In total, 14 male ANU students who were residing at the John XXIII College have been disciplined in relation to the images and comments, which were shared to a group of male students via a Facebook message group.
Two have been suspended from the college from two weeks and another seven placed on "behavioural probation", which includes being excluded from certain events.
All the students can remain studying at the ANU; their sanctions related only to their residential arrangements at the co-ed college, which is on the university grounds. The ANU describes the college as "independent" and "affiliated".
Canberra commentator Melinda Tankard Reist said she believed the incident was another example of entitled "lad culture" and the "equivalent of upskirting".
"Maybe the college needs to have a closer look at why this is happening and revisit the punishment. Two of the boys got two weeks' suspension – what do they do? Go home to mum and dad for a couple of weeks? Sleep on a friend's couch?."
Ms Tankard Reist suggested the ANU should have also meted out some punishment.
"It still sullies the reputation of ANU, I think," she said.
She praised the young man who alerted one of the female students to the images and comments.
"We need to see more like him," she said. "It's a hard thing for guys to not go along with the pack mentality. He chose not to be a bystander but to reveal it. So he deserves commendation."
ANU Deputy Vice-Chancellor (Academic) Professor Marnie Hughes-Warrington said the university had worked with the college and was "satisfied that the penalties are appropriate".

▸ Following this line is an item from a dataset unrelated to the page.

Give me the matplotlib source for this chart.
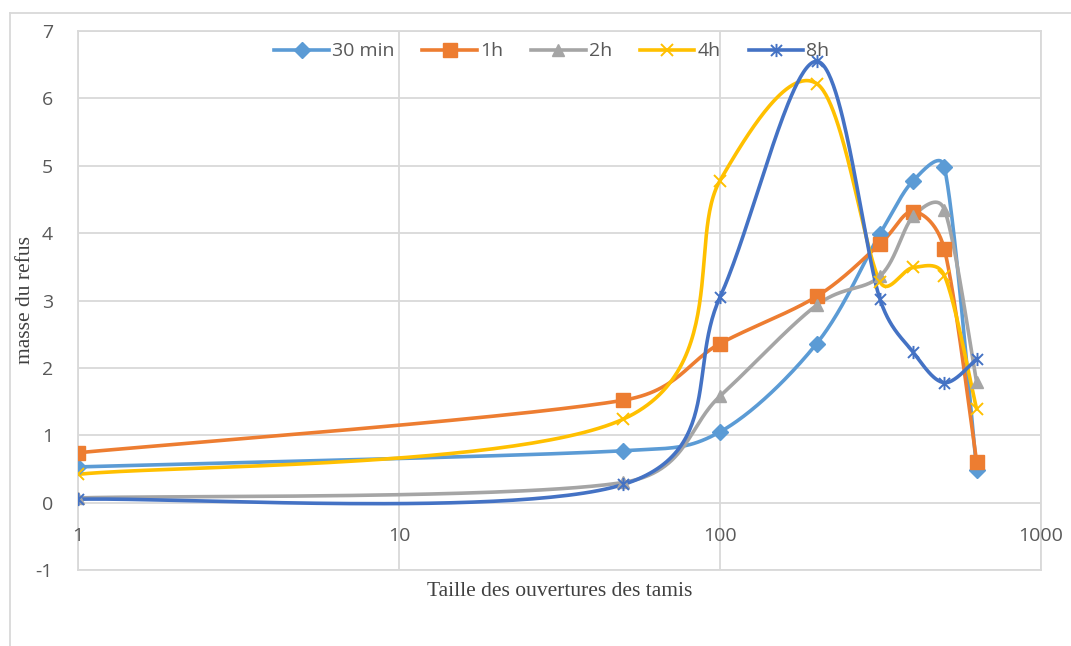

She said none of the images were of naked breasts but they were nonetheless "clearly inappropriate and represent unacceptable behaviour towards fellow residents".
"ANU believes 'Johns' has taken the appropriate action open to it under its disciplinary processes, and fully supports the penalties handed down to the residents involved," she said.
She said the incident stemmed from a formal dinner at the start of the year when one student created a Facebook group message connecting with other male students.
"The night was filled with eating, drinking and dancing, all documented in an online forum with the sole purpose of judging the 'best mooeys (breasts) on show' for the night," she wrote.
"A month later a close male friend of mine presented to me the series of messages. I read from the top and scrolled down, sifting through pages and pages of disrespectful words, and the close up photos and videos of mine and a few other girls' cleavages, who were conveniently sitting opposite the photographers. Silly us, so ignorantly unaware of who we were sharing our meal with.
"Like mindless sheep following suit, a handful of the men captured and uploaded images of my body. Seasoned with comments of sexist slurs, that included proposals of raping me – all the while I cheerfully sat opposite them."
It is not the first time the college has been in strife. In 2011, two students were expelled from John XXIII for putting dead feral pigs in dorm rooms and on cars.
John XXIII head Geoff Johnston, said the college obtained a hard-copy of the Facebook message trail to help whittle down the offenders.
Mr Johnston said the behaviour was "totally unacceptable" but young people still made mistakes.
"You've got young people coming out of school and put in an environment where they are treated as adults and sometimes they will do stupid things and in this particular case they did something that was totally unacceptable and we acted on it," he said.
The incident happened in March. Mr Johnston said fewer than five female students were affected and all remained at the college, which was committed to helping them in whatever way they needed.
Mr Johnston said he could assure women, especially young women, they could be safe in the college.
"Let me put it this way, I think there's a couple of positives that came out of this and one is that quite a few boys objected to what had happened and when they found out about it, they are the ones who went to the girls and said, 'Are you aware of this?'," he said.
"So there was a lot of proactive action by boys saying this is just not acceptable behaviour and there's been a lot of support to those girls as they then came forward to make a complaint.
"That to me shows we are dealing with a small, little group. Sexism is an issue in colleges throughout Australia, throughout the world, but there's a limit to what you talk to people about, discuss with people about. At times you, suspend people or, in this particular case, you expel them."
The victim who wrote the article felt she had the full support of the college administration and the punishment was "swift". But she still felt "heartbroken and furious".
"These men need to recognise that all the women they reside with are their equals, not objects," she wrote.